Bonnie and Clyde have languished in Limbo for decades, but thanks to a teenage girl on probation who touches the bullets that mowed them down, they have a chance to rekindle their romance.
Monroe’s father has added to his collection of gangster memorabilia five slugs from the outlaws’ final shootout. After pocketing two of the slugs, Monroe hears a voice in her head with a Southern accent and becomes convinced that she’s possessed by Bonnie. Monroe meets Jack at a party and lets him hold the slugs; soon, he’s possessed by Clyde. Chapters alternate between Monroe, who’s trying to keep Bonnie from taking over, and Clyde, who’s more successful at controlling Jack and restarting his crime spree—a technique that meets with only mixed success. Monroe’s foulmouthed, bad-girl persona and snarky attitude are unconvincing, as are the shallow characterizations of high school life. Clyde’s more compelling narrative, written in dialect, is rich in humor and colloquialisms from the 1930s as he confronts life in 21st-century Chicago.
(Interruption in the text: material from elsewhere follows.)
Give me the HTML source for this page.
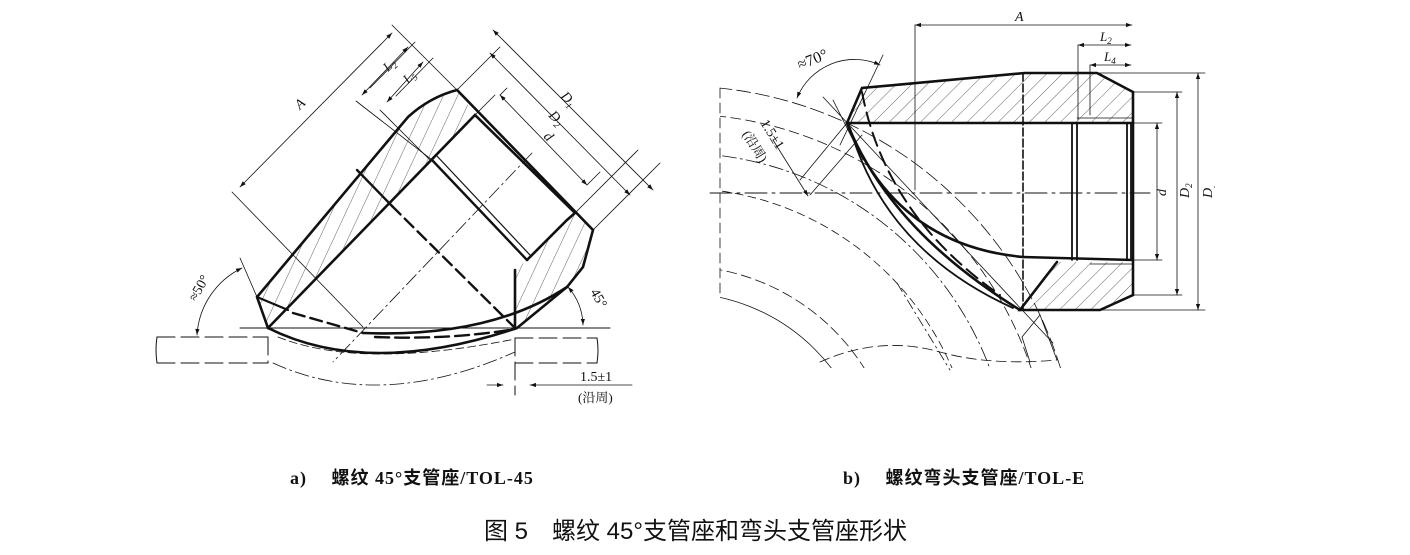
<!DOCTYPE html>
<html><head><meta charset="utf-8"><style>
html,body{margin:0;padding:0;background:#fff;overflow:hidden;width:1410px;height:555px;}
svg{display:block;}
text{font-family:"Liberation Serif","Noto Serif CJK SC",serif;fill:#111;}
.cap{font-family:"Liberation Serif","Noto Sans CJK SC",serif;font-size:18px;font-weight:bold;letter-spacing:1px;}
.tt{font-family:"Liberation Sans","Noto Sans CJK SC",sans-serif;font-size:24px;}
</style></head><body>
<svg width="1410" height="555" viewBox="0 0 1410 555" xmlns="http://www.w3.org/2000/svg">
<defs>
<marker id="ar" viewBox="0 0 10 10" refX="10" refY="5" markerWidth="9" markerHeight="6" orient="auto-start-reverse" markerUnits="userSpaceOnUse"><path d="M0,1.5 L10,5 L0,8.5z" fill="#111"/></marker>
<pattern id="hL" width="13" height="13" patternUnits="userSpaceOnUse" patternTransform="rotate(25)"><line x1="0" y1="0" x2="0" y2="13" stroke="#222" stroke-width="0.7"/></pattern>
<pattern id="hR" width="11" height="11" patternUnits="userSpaceOnUse" patternTransform="rotate(45)"><line x1="0" y1="0" x2="0" y2="11" stroke="#222" stroke-width="0.7"/></pattern>
<clipPath id="elb"><rect x="720" y="80" width="345" height="288"/></clipPath>
</defs>

<g fill="none" stroke="#111" stroke-linecap="round">
<polygon points="257,297 408,117 430,100 457,90 475,115 268,328" fill="url(#hL)" stroke="none"/>
<polygon points="517,328 567,287 583,267 593,230 575,213 567,220 527,260 515,270 515,328" fill="url(#hL)" stroke="none"/>
<path d="M268,328 L257,297 L408,117 Q430,97 457,90 L593,230 L583,267 L567,287 L517,328" stroke-width="2.6"/>
<path d="M257,297 L288,310" stroke-width="2.2"/>
<path d="M268,328 L475,115 L575,213 L567,220 L527,260" stroke-width="2.6"/>
<path d="M432,160 L527,260" stroke-width="2.4"/>
<path d="M436,155 L530,255" stroke-width="1.2"/>
<path d="M515,270 L515,328" stroke-width="2.6"/>
<path d="M357,170 L392,206" stroke-width="2.4"/>
<path d="M392,206 L515,328" stroke-width="2.4" stroke-dasharray="12,6"/>
<path d="M567,287 Q490,338 363,333" stroke-width="2.6"/>
<path d="M293,313 L363,333" stroke-width="2.4" stroke-dasharray="12,6"/>
<path d="M268,328 Q368,378 517,328" stroke-width="2.6"/>
<path d="M375,337 Q450,340 515,329" stroke-width="2.4" stroke-dasharray="14,6"/>
<path d="M240,328 L610,328" stroke-width="1"/>
<path d="M532,153 L333,362" stroke-width="0.8" stroke-dasharray="14,4,2,4"/>
<path d="M278,337 Q360,370 515,339" stroke-width="0.8" stroke-dasharray="8,4"/>
<path d="M273,363 Q380,412 515,352" stroke-width="0.8" stroke-dasharray="14,4,2,4"/>
<path d="M157,337 L268,337 M157,363 L268,363 M268,337 L268,363" stroke-width="1" stroke-dasharray="18,6"/>
<path d="M157,337 Q155,350 157,363" stroke-width="1"/>
<path d="M515,338 L597,338 M515,363 L597,363 M515,338 L515,395" stroke-width="1" stroke-dasharray="18,6"/>
<path d="M597,338 Q599,350 597,363" stroke-width="1"/>
<g stroke-width="0.8">
<path d="M232,192 L363,327 M392,25 L457,90"/>
<path d="M240,187 L392,33" marker-start="url(#ar)" marker-end="url(#ar)"/>
<path d="M356,101 L432,160 M370,88 L415,42"/>
<path d="M362,95 L408,47" marker-start="url(#ar)" marker-end="url(#ar)"/>
<path d="M380,110 L430,160 M396,96 L433,58"/>
<path d="M387,102 L423,62" marker-start="url(#ar)" marker-end="url(#ar)"/>
<path d="M457,90 L500,47 M593,230 L660,163"/>
<path d="M493,30 L653,190" marker-start="url(#ar)" marker-end="url(#ar)"/>
<path d="M475,115 L495,95 M575,213 L638,150"/>
<path d="M490,53 L630,195" marker-start="url(#ar)" marker-end="url(#ar)"/>
<path d="M507,88 L500,95 M587,185 L600,172"/>
<path d="M500,95 L587,185" marker-start="url(#ar)" marker-end="url(#ar)"/>
<path d="M240,258 L257,297"/>
<path d="M242,268 A80,80 0 0 0 197,335" marker-start="url(#ar)" marker-end="url(#ar)"/>
<path d="M568,287 A60,60 0 0 1 583,325" marker-start="url(#ar)" marker-end="url(#ar)"/>
<path d="M487,385 L503,385" marker-end="url(#ar)"/>
<path d="M632,385 L530,385" marker-end="url(#ar)"/>
</g>
</g>
<text x="300" y="110" font-size="14" font-style="italic" transform="rotate(-45 300 110)">A</text>
<text x="388" y="72" font-size="13" font-style="italic" transform="rotate(-45 388 72)">L<tspan font-size="9" dy="3">2</tspan></text>
<text x="408" y="84" font-size="13" font-style="italic" transform="rotate(-45 408 84)">L<tspan font-size="9" dy="3">5</tspan></text>
<text x="560" y="97" font-size="14" font-style="italic" transform="rotate(45 560 97)">D<tspan font-size="9" dy="3">1</tspan></text>
<text x="548" y="116" font-size="14" font-style="italic" transform="rotate(45 548 116)">D<tspan font-size="9" dy="3">2</tspan></text>
<text x="543" y="137" font-size="14" font-style="italic" transform="rotate(45 543 137)">d</text>
<text x="196" y="302" font-size="14" transform="rotate(-60 196 302)">≈50°</text>
<text x="590" y="292" font-size="14" transform="rotate(60 590 292)">45°</text>
<text x="580" y="381" font-size="14">1.5±1</text>
<text x="578" y="402" font-size="13" font-family="Liberation Serif,Noto Sans CJK SC,sans-serif">(沿周)</text>

<g fill="none" stroke="#111" stroke-linecap="round">
<g clip-path="url(#elb)" stroke-width="0.8">
<circle cx="679" cy="485" r="399" stroke-dasharray="14,5"/>
<circle cx="679" cy="485" r="371" stroke-dasharray="10,5"/>
<circle cx="679" cy="485" r="332" stroke-dasharray="14,4,2,4"/>
<circle cx="679" cy="485" r="297" stroke-dasharray="8,5"/>
<circle cx="679" cy="485" r="219" stroke-dasharray="10,5"/>
<circle cx="679" cy="485" r="192"/>
</g>
<g stroke-width="0.8">
<path d="M720,88 L720,297" stroke-dasharray="10,5"/>
<path d="M820,362 Q880,335 940,352 Q990,366 1057,360" stroke-dasharray="10,5"/>
<path d="M1022,337 L1040,315 M1022,337 L1030,362 M1040,315 L1057,360"/>
<path d="M897,283 L950,370" stroke-dasharray="10,4,2,4"/>
</g>
<polygon points="862,88 1025,73 1097,73 1133,92 1133,123 847,123" fill="url(#hR)" stroke="none"/>
<polygon points="1057,262 1133,262 1133,295 1100,310 1020,310" fill="url(#hR)" stroke="none"/>
<path d="M847,123 L862,88 L1025,73 L1097,73 L1133,92 L1133,295 L1100,310 L1020,310 L1057,262" stroke-width="2.6"/>
<path d="M847,123 L1133,123 M1023,257 L1133,260" stroke-width="2.6"/>
<path d="M1023,73 L1023,310" stroke-width="1.6" stroke-dasharray="8,3"/>
<path d="M1072,123 L1072,260 M1077,123 L1077,260 M1127,123 L1127,260 M1131,123 L1131,260" stroke-width="1.8"/>
<path d="M1077,118 L1133,118 M1090,264 L1133,264" stroke-width="0.8"/>
<path d="M847,123 Q890,230 1020,310" stroke-width="2.6"/>
<path d="M850,128 Q885,250 1013,308" stroke-width="1.8"/>
<path d="M847,123 Q895,245 1023,257" stroke-width="2.6"/>
<path d="M862,92 Q885,215 1000,295" stroke-width="2" stroke-dasharray="14,7"/>
<path d="M710,193 L1150,193" stroke-width="0.9" stroke-dasharray="22,5,3,5"/>
<g stroke-width="0.8">
<path d="M915,25 L915,190 M1078,45 L1078,120 M1090,65 L1090,115"/>
<path d="M915,25 L1132,25" marker-start="url(#ar)" marker-end="url(#ar)"/>
<path d="M1078,45 L1131,45" marker-start="url(#ar)" marker-end="url(#ar)"/>
<path d="M1090,65 L1131,65" marker-start="url(#ar)" marker-end="url(#ar)"/>
<path d="M1133,123 L1162,123 M1133,260 L1162,260 M1133,92 L1182,92 M1133,295 L1182,295 M1097,73 L1205,73 M1100,310 L1205,310"/>
<path d="M1157,123 L1157,260" marker-start="url(#ar)" marker-end="url(#ar)"/>
<path d="M1177,92 L1177,295" marker-start="url(#ar)" marker-end="url(#ar)"/>
<path d="M1198,73 L1198,310" marker-start="url(#ar)" marker-end="url(#ar)"/>
<path d="M883,55 L840,145 M823,97 L1053,343 M833,100 L863,160"/>
<path d="M797,98 A62,62 0 0 1 880,65" marker-start="url(#ar)" marker-end="url(#ar)"/>
<path d="M847,123 L800,180 M862,135 L810,195"/>
<path d="M773,140 L808,196" marker-end="url(#ar)"/>
</g>
</g>
<text x="800" y="70" font-size="16" transform="rotate(-22 800 70)">≈70°</text>
<text x="760" y="123" font-size="14" transform="rotate(58 760 123)">1.5±1</text>
<text x="742" y="134" font-size="13" font-family="Liberation Serif,Noto Sans CJK SC,sans-serif" transform="rotate(58 742 134)">(沿周)</text>
<text x="1015" y="21" font-size="14" font-style="italic">A</text>
<text x="1100" y="41" font-size="13" font-style="italic">L<tspan font-size="9" dy="3">2</tspan></text>
<text x="1104" y="61" font-size="13" font-style="italic">L<tspan font-size="9" dy="3">4</tspan></text>
<text x="1166" y="196" font-size="14" font-style="italic" transform="rotate(-90 1166 196)">d</text>
<text x="1189" y="198" font-size="14" font-style="italic" transform="rotate(-90 1189 198)">D<tspan font-size="9" dy="3">2</tspan></text>
<text x="1212" y="198" font-size="14" font-style="italic" transform="rotate(-90 1212 198)">D<tspan font-size="9" dy="3">.</tspan></text>

<text class="cap" x="290" y="484">a)　 螺纹 45°支管座/TOL-45</text>
<text class="cap" x="843" y="484">b)　 螺纹弯头支管座/TOL-E</text>
<text class="tt" x="484" y="539">图 5　螺纹 45°支管座和弯头支管座形状</text>
</svg>
</body></html>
Plot points arise and are dropped without ceremony, like a skateboarder with an otherworldly message for Monroe and a stereotypical deer-hunting redneck who nearly sidetracks Monroe’s efforts to get to Bonnie and Clyde’s memorial in Louisiana.
Four personalities in two bodies (and plenty of sexual tension) make for a wild ride in one stolen vehicle after another, but uneven quality in the writing weakens the overall effect.